Against the wishes of the IMF, Romania’s government has approved a draft law cutting the social security tax paid by the employers by 5 per cent.

The bill, designed to boost jobs and business, needs the approval of parliament before becoming effective in October, but the centre-left ruling coalition has a majority in parliament to ensure it goes ahead.

Romanian companies currently pay the government just over 20 per cent of the gross salary of their employees to fund the social security system.

The cut to the tax, known as the CAS, would place Romania second in Eastern Europe in terms of the lowest social security costs, after Slovakia, according to a survey conducted by Accace advisory company.

The move is controversial, however, as Romania’s main lender, the IMF, does not favour cuts to the CAS, fearing the impact on government revenues.

The IMF has meanwhile postponed its review of Romania’s precautionary agreement to the autumn, seeking details about the 2015 budget.

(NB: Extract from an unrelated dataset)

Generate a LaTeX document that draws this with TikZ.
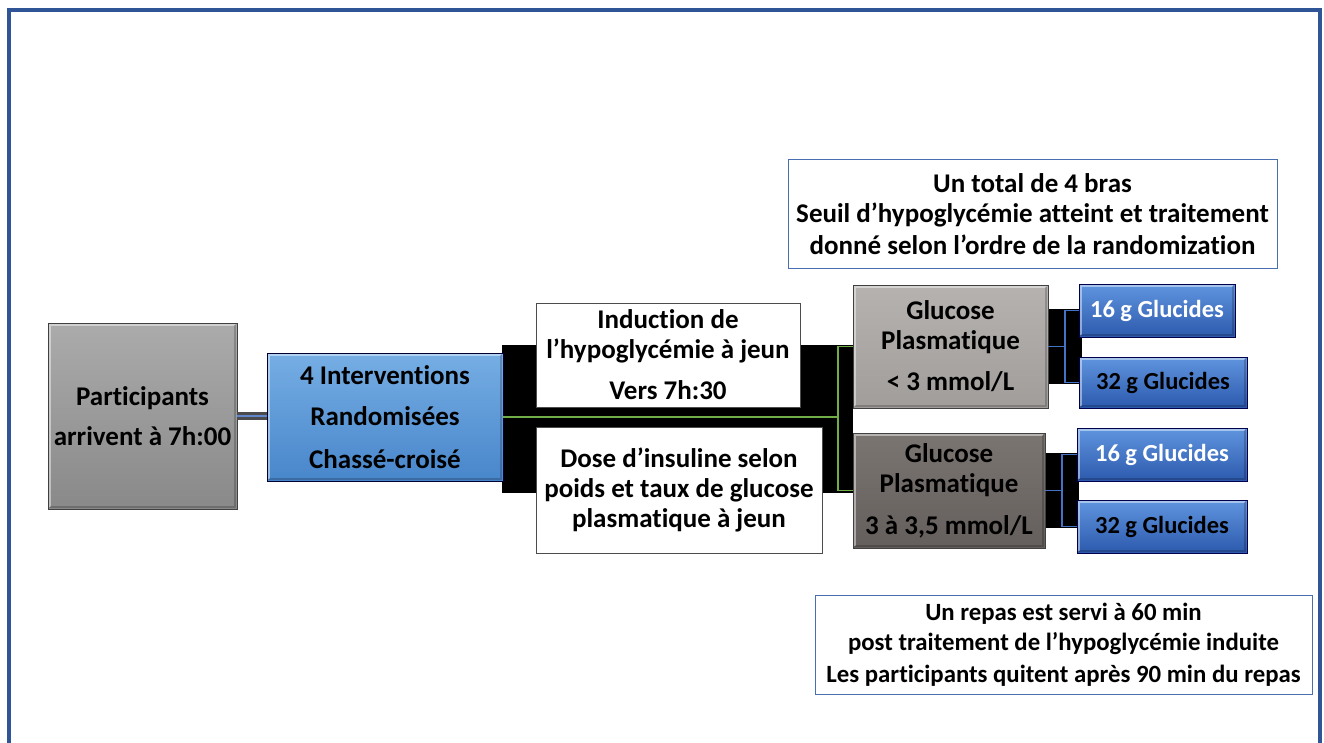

A mission from the Fund has been in Bucharest to conduct the third review of Romania’s precautionary stand-by arrangement.

Romanian officials have tried to persuade the IMF to approve a set a measures aimed at creating more jobs and increasing incomes, including the cut in the CAS and a reduction of VAT on meat, fruit and vegetables.

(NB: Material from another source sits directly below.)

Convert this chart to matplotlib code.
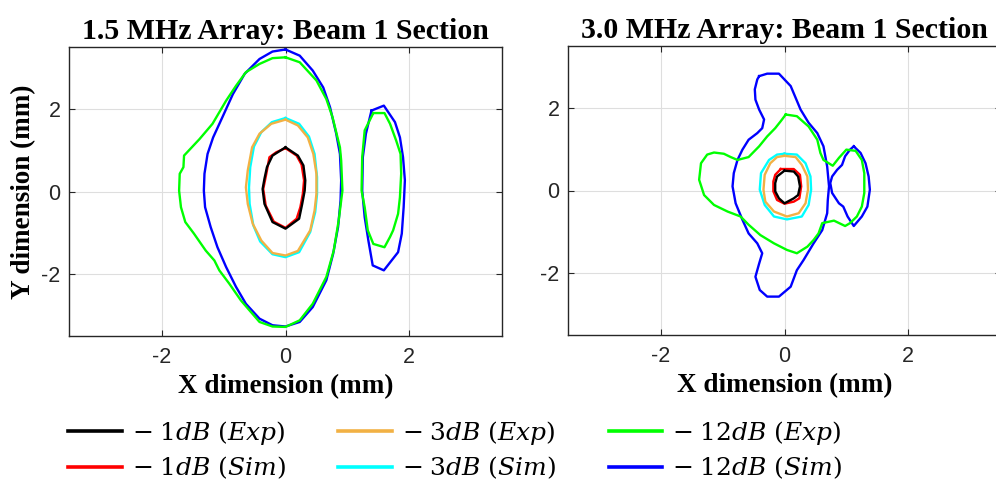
import matplotlib
matplotlib.use("Agg")
import matplotlib.pyplot as plt
import numpy as np

plt.rcParams["mathtext.fontset"] = "dejavuserif"

# ---------------- 1.5 MHz array contours (mm) ----------------
l_exp1_x = [0.0, 0.20, 0.29, 0.32, 0.31, 0.27, 0.22, 0.0, -0.21, -0.34, -0.37, -0.34, -0.30, -0.21]
l_exp1_y = [1.07, 0.87, 0.63, 0.27, 0.02, -0.30, -0.66, -0.90, -0.74, -0.30, 0.06, 0.31, 0.59, 0.87]
l_sim1_x = [0.0, 0.18, 0.26, 0.30, 0.28, 0.24, 0.18, 0.0, -0.19, -0.32, -0.36, -0.31, -0.26, -0.15]
l_sim1_y = [1.05, 0.87, 0.65, 0.27, -0.06, -0.38, -0.66, -0.88, -0.73, -0.34, 0.06, 0.43, 0.83, 0.95]

l_exp3_x = [0.0, 0.20, 0.36, 0.45, 0.50, 0.50, 0.47, 0.40, 0.20, 0.0, -0.21, -0.39, -0.53, -0.61,
            -0.64, -0.61, -0.54, -0.42, -0.23]
l_exp3_y = [1.74, 1.60, 1.31, 0.91, 0.43, -0.06, -0.46, -0.94, -1.44, -1.55, -1.49, -1.19, -0.78,
            -0.30, 0.10, 0.51, 1.07, 1.40, 1.64]
l_sim3_x = [0.0, 0.22, 0.38, 0.47, 0.51, 0.51, 0.48, 0.40, 0.22, 0.0, -0.21, -0.41, -0.52, -0.58,
            -0.59, -0.57, -0.51, -0.39, -0.22]
l_sim3_y = [1.78, 1.64, 1.33, 0.91, 0.35, -0.06, -0.50, -0.98, -1.47, -1.59, -1.52, -1.21, -0.82,
            -0.30, 0.10, 0.59, 1.09, 1.44, 1.68]

l_sim12_x = [0.0, -0.21, -0.42, -0.66, -0.85, -1.02, -1.17, -1.26, -1.31, -1.32, -1.30, -1.21,
             -1.10, -0.96, -0.80, -0.64, -0.42, -0.21, 0.0, 0.23, 0.44, 0.66, 0.77, 0.85, 0.89,
             0.90, 0.88, 0.82, 0.72, 0.61, 0.44, 0.23]
l_sim12_y = [3.44, 3.39, 3.21, 2.85, 2.36, 1.80, 1.31, 0.91, 0.43, 0.02, -0.38, -0.86, -1.35,
             -1.83, -2.31, -2.72, -3.08, -3.24, -3.27, -3.16, -2.80, -2.15, -1.51, -0.86, -0.22,
             0.27, 0.91, 1.40, 2.04, 2.52, 2.93, 3.29]
l_sim12_lobe_x = [1.39, 1.59, 1.77, 1.85, 1.90, 1.93, 1.91, 1.88, 1.82, 1.59, 1.41, 1.34, 1.28,
                  1.24, 1.25, 1.30]
l_sim12_lobe_y = [1.96, 2.08, 1.68, 1.31, 0.83, 0.27, -0.38, -1.02, -1.47, -1.91, -1.79, -1.19,
                  -0.62, 0.02, 0.83, 1.40]

l_exp12_x = [0.0, -0.21, -0.42, -0.64, -0.80, -0.96, -1.18, -1.39, -1.64, -1.65, -1.71, -1.72,
             -1.69, -1.62, -1.48, -1.29, -1.15, -1.07, -0.91, -0.72, -0.42, -0.21, 0.0, 0.23,
             0.44, 0.66, 0.78, 0.86, 0.92, 0.90, 0.88, 0.76, 0.66, 0.50, 0.23]
l_exp12_y = [3.25, 3.23, 3.09, 2.89, 2.56, 2.20, 1.64, 1.27, 0.87, 0.59, 0.43, 0.02, -0.38,
             -0.74, -1.02, -1.43, -1.67, -1.91, -2.23, -2.64, -3.16, -3.27, -3.28, -3.12, -2.72,
             -2.07, -1.43, -0.70, 0.02, 0.75, 1.07, 1.80, 2.24, 2.69, 3.13]
l_exp12_lobe_x = [1.42, 1.60, 1.69, 1.79, 1.86, 1.87, 1.85, 1.82, 1.74, 1.69, 1.60, 1.42, 1.33,
                  1.28, 1.23, 1.24, 1.28]
l_exp12_lobe_y = [1.90, 1.90, 1.64, 1.23, 0.91, 0.43, -0.14, -0.54, -0.94, -1.10, -1.35, -1.27,
                  -0.94, -0.38, 0.02, 0.83, 1.48]

# ---------------- 3.0 MHz array contours (mm) ----------------
r_exp1_x = [0.0, 0.15, 0.22, 0.25, 0.22, 0.15, 0.0, -0.09, -0.15, -0.15, -0.12]
r_exp1_y = [0.48, 0.46, 0.34, 0.10, -0.11, -0.19, -0.31, -0.19, -0.02, 0.18, 0.34]
r_sim1_x = [-0.06, 0.15, 0.25, 0.27, 0.24, 0.15, 0.0, -0.12, -0.18, -0.18, -0.15]
r_sim1_y = [0.52, 0.52, 0.38, 0.10, -0.19, -0.27, -0.32, -0.23, -0.02, 0.22, 0.38]

r_exp3_x = [0.0, 0.18, 0.28, 0.37, 0.38, 0.34, 0.23, 0.04, -0.17, -0.31, -0.34, -0.32, -0.23, -0.12]
r_exp3_y = [0.84, 0.81, 0.62, 0.34, 0.02, -0.31, -0.55, -0.63, -0.51, -0.27, 0.02, 0.38, 0.66, 0.81]
r_sim3_x = [0.0, 0.20, 0.34, 0.42, 0.43, 0.39, 0.28, 0.04, -0.17, -0.32, -0.40, -0.38, -0.25, -0.12]
r_sim3_y = [0.89, 0.87, 0.66, 0.34, 0.02, -0.35, -0.63, -0.70, -0.63, -0.35, 0.02, 0.42, 0.74, 0.87]

r_sim12_x = [-0.41, -0.28, -0.09, 0.10, 0.26, 0.39, 0.53, 0.63, 0.69, 0.72, 0.70, 0.69, 0.61,
             0.47, 0.31, 0.20, 0.10, -0.09, -0.28, -0.40, -0.47, -0.41, -0.36, -0.44, -0.58,
             -0.68, -0.79, -0.84, -0.82, -0.76, -0.68, -0.58, -0.44, -0.36, -0.33, -0.41, -0.47,
             -0.48, -0.44]
r_sim12_y = [2.77, 2.83, 2.83, 2.53, 1.96, 1.64, 1.39, 1.07, 0.58, 0.10, -0.23, -0.55, -0.96,
             -1.28, -1.68, -1.93, -2.33, -2.57, -2.57, -2.41, -2.09, -1.77, -1.52, -1.28, -1.04,
             -0.71, -0.31, 0.10, 0.42, 0.74, 0.99, 1.23, 1.39, 1.51, 1.72, 1.96, 2.20, 2.45, 2.69]
r_sim12_lobe_x = [1.12, 1.23, 1.31, 1.36, 1.38, 1.34, 1.25, 1.12, 1.02, 0.95, 0.88, 0.77, 0.74,
                  0.77, 0.85, 0.93, 0.98, 1.06]
r_sim12_lobe_y = [1.07, 0.91, 0.66, 0.34, 0.02, -0.39, -0.63, -0.86, -0.63, -0.39, -0.31, -0.06,
                  0.18, 0.34, 0.50, 0.62, 0.83, 0.99]

r_exp12_x = [0.02, 0.20, 0.39, 0.53, 0.58, 0.63, 0.78, 0.88, 1.00, 1.15, 1.25, 1.29, 1.29, 1.25,
             1.17, 1.06, 0.98, 0.80, 0.61, 0.55, 0.47, 0.37, 0.20, 0.04, -0.17, -0.39, -0.58,
             -0.71, -0.92, -1.14, -1.30, -1.38, -1.35, -1.25, -1.14, -0.98, -0.87, -0.76, -0.58,
             -0.41, -0.28, -0.15, -0.06]
r_exp12_y = [1.84, 1.80, 1.55, 1.23, 0.91, 0.74, 0.60, 0.79, 0.99, 0.96, 0.74, 0.42, -0.06, -0.39,
             -0.63, -0.79, -0.86, -0.73, -0.79, -1.04, -1.20, -1.36, -1.52, -1.44, -1.28, -1.08,
             -0.83, -0.63, -0.51, -0.35, -0.11, 0.26, 0.66, 0.87, 0.92, 0.89, 0.81, 0.74, 0.81,
             1.07, 1.31, 1.51, 1.68]

tick_vals = [-2, 0, 2]
tick_labels = ["-2", "0", "2"]

C_EXP1, C_SIM1 = "#000000", "#ff0000"
C_EXP3, C_SIM3 = "#f2b144", "#00ffff"
C_EXP12, C_SIM12 = "#00ff00", "#0000ff"
LW = 1.7
SERIF = "Liberation Serif"


def closed(x, y):
    x = np.asarray(x, float)
    y = np.asarray(y, float)
    return np.append(x, x[0]), np.append(y, y[0])


def style_axes(ax, title):
    ax.set_xlim(-3.5, 3.5)
    ax.set_ylim(-3.5, 3.5)
    ax.set_xticks(tick_vals)
    ax.set_xticklabels(tick_labels)
    ax.set_yticks(tick_vals)
    ax.set_yticklabels(tick_labels)
    ax.grid(True, color="#dedede", linewidth=0.8)
    ax.set_axisbelow(True)
    ax.tick_params(direction="in", length=4, width=0.8, top=True, right=True,
                   labelsize=15.5, colors="#262626", labelcolor="#262626")
    ax.tick_params(axis="x", pad=8)
    ax.tick_params(axis="y", pad=6)
    for lbl in ax.get_xticklabels() + ax.get_yticklabels():
        lbl.set_fontfamily("Liberation Sans")
    for s in ax.spines.values():
        s.set_color("#262626")
        s.set_linewidth(1.0)
    ax.set_title(title, fontfamily=SERIF, fontweight="bold", fontsize=21.5, pad=6)
    ax.set_xlabel("X dimension (mm)", fontfamily=SERIF, fontweight="bold",
                  fontsize=19.5, labelpad=4)


fig = plt.figure(figsize=(9.96, 4.84), dpi=100)
axL = fig.add_axes([69 / 996, 1 - 336 / 484, 433 / 996, 289 / 484])
axR = fig.add_axes([568 / 996, 1 - 335 / 484, 433 / 996, 289 / 484])

# simulated contours first, experimental drawn on top
for xs, ys, c in [(l_sim12_x, l_sim12_y, C_SIM12), (l_sim12_lobe_x, l_sim12_lobe_y, C_SIM12),
                  (l_sim3_x, l_sim3_y, C_SIM3), (l_sim1_x, l_sim1_y, C_SIM1),
                  (l_exp12_x, l_exp12_y, C_EXP12), (l_exp12_lobe_x, l_exp12_lobe_y, C_EXP12),
                  (l_exp3_x, l_exp3_y, C_EXP3), (l_exp1_x, l_exp1_y, C_EXP1)]:
    axL.plot(*closed(xs, ys), color=c, lw=LW)

for xs, ys, c in [(r_sim12_x, r_sim12_y, C_SIM12), (r_sim12_lobe_x, r_sim12_lobe_y, C_SIM12),
                  (r_sim3_x, r_sim3_y, C_SIM3), (r_sim1_x, r_sim1_y, C_SIM1),
                  (r_exp12_x, r_exp12_y, C_EXP12),
                  (r_exp3_x, r_exp3_y, C_EXP3), (r_exp1_x, r_exp1_y, C_EXP1)]:
    axR.plot(*closed(xs, ys), color=c, lw=LW)

style_axes(axL, "1.5 MHz Array: Beam 1 Section")
style_axes(axR, "3.0 MHz Array: Beam 1 Section")
axL.set_ylabel("Y dimension (mm)", fontfamily=SERIF, fontweight="bold",
               fontsize=19.5, labelpad=4)

# legend
legend_labels = [r"$-\;1dB\ (Exp)$", r"$-\;1dB\ (Sim)$",
                 r"$-\;3dB\ (Exp)$", r"$-\;3dB\ (Sim)$",
                 r"$-\;12dB\ (Exp)$", r"$-\;12dB\ (Sim)$"]
legend_colors = [C_EXP1, C_SIM1, C_EXP3, C_SIM3, C_EXP12, C_SIM12]
handles = [plt.Line2D([], [], color=c, lw=2.6) for c in legend_colors]
fig.legend(handles, legend_labels, ncol=3, frameon=False, loc="center left",
           bbox_to_anchor=(58 / 996, 1 - 450 / 484), fontsize=18,
           handlelength=2.15, handletextpad=0.4, columnspacing=2.1, labelspacing=0.32,
           borderaxespad=0.0)

fig.savefig("out.png", dpi=100)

Romania concluded its last deal with the IMF and the European Union worth 4 billion euro last July.

The standby arrangement is for 24 months, and includes 2 billion euro from IMF and another 2 billion from Brussels. The government does not intend to draw on the money.

This is the third agreement that Romania has requested from the IMF since 2008, when the economic crisis kicked in.

Despite the availability of money from international lenders, reforms in Romania have not progressed as quickly as envisaged.

The country is running late with planned privatisations and with the restructuring of several state-run companies.